The patriarch of the Great Western Casa McBardo has been enamored of late of a couple of cookbooks. For the grand dame of the seafood courses, he chose to cook from Grant Achatz's Alinea cookbook. If you're not familiar with the work of Grant Achatz, he is one of the chefs in the forefront of the molecular gastronomy movement, and his Chicago-based restaurant Alinea was recently listed as among the top 10 restaurants in the world. The cookbook is not one for the faint of the heart, describing dishes that call for an antigriddle or volcano smokers to prepare. Nonetheless, greglor undertook the task of preparing #8 Uni in vanilla gelee.
First of all, we need to get uni - which is sea urchin roe. Well, not really roe in the fish sense, as we don't really know the sex of the urchin. More like urchin gonads. Trust me, it's yummy when fresh and well prepared. So, it has to be impeccably fresh. Turns out that one of the stalls at one of the San Diego farmer's markets is staffed by divers who sell these beautiful live sea urchins. Based on the color, and the size, I swear these are Strongylocentrotus purpuratus.
Sea urchins are echinoderms, related to starfish, and like their kin, exhibit a five point radial symmetry, although the ball shape and spines disguise this. Trust me, on the inside, it is definitely evident. First, though, you got to get inside. To do this, one cuts around the mouth area with a pair of kitchen shears (don't try this with a knife), and shake out most of the guts (good thing the vendor provides dissection instructions).

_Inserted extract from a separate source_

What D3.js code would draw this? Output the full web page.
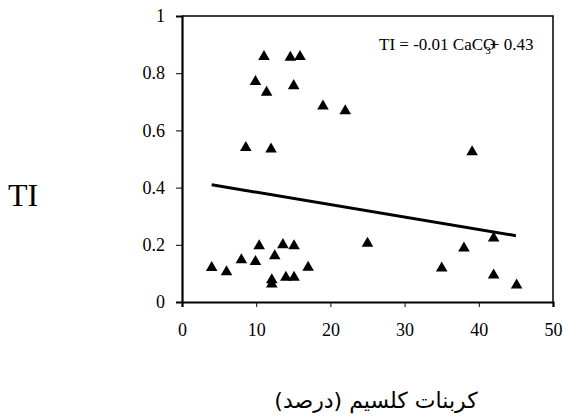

See the orange stuff? That's the yummy uni, arranged along the shell in between ribs in a five point symmetry. One has to scoop them out with a spoon, intact - this is a lot trickier than it seems, as you're trying to scoop out delicate stuff while essentially blind since your hand will block the hole you're seeing through.
The extracted uni has to be soaked in salted iced water to permit them to firm up. After that, they are embedded in the gelee - which contained a huge amount of vanilla. Individual rounds are punched out of the gelatin, set carefully on a spoon, topped with a piece of red jalapeño pepper, a piece of mint, and a sprinkling of black volcanic sea salt.
The result is a single bite with a riot of flavors and textures, ranging from the creaminess of the uni, the sweetness of the gelee, the blast of heat from the pepper, and the final finish of salt.
After something that intense, we needed to refresh the diners, and served #9 Lime Basil Sorbet as a palate cleanser. Which resulted in the quip of the night:
"I could cleanse my palate all night!"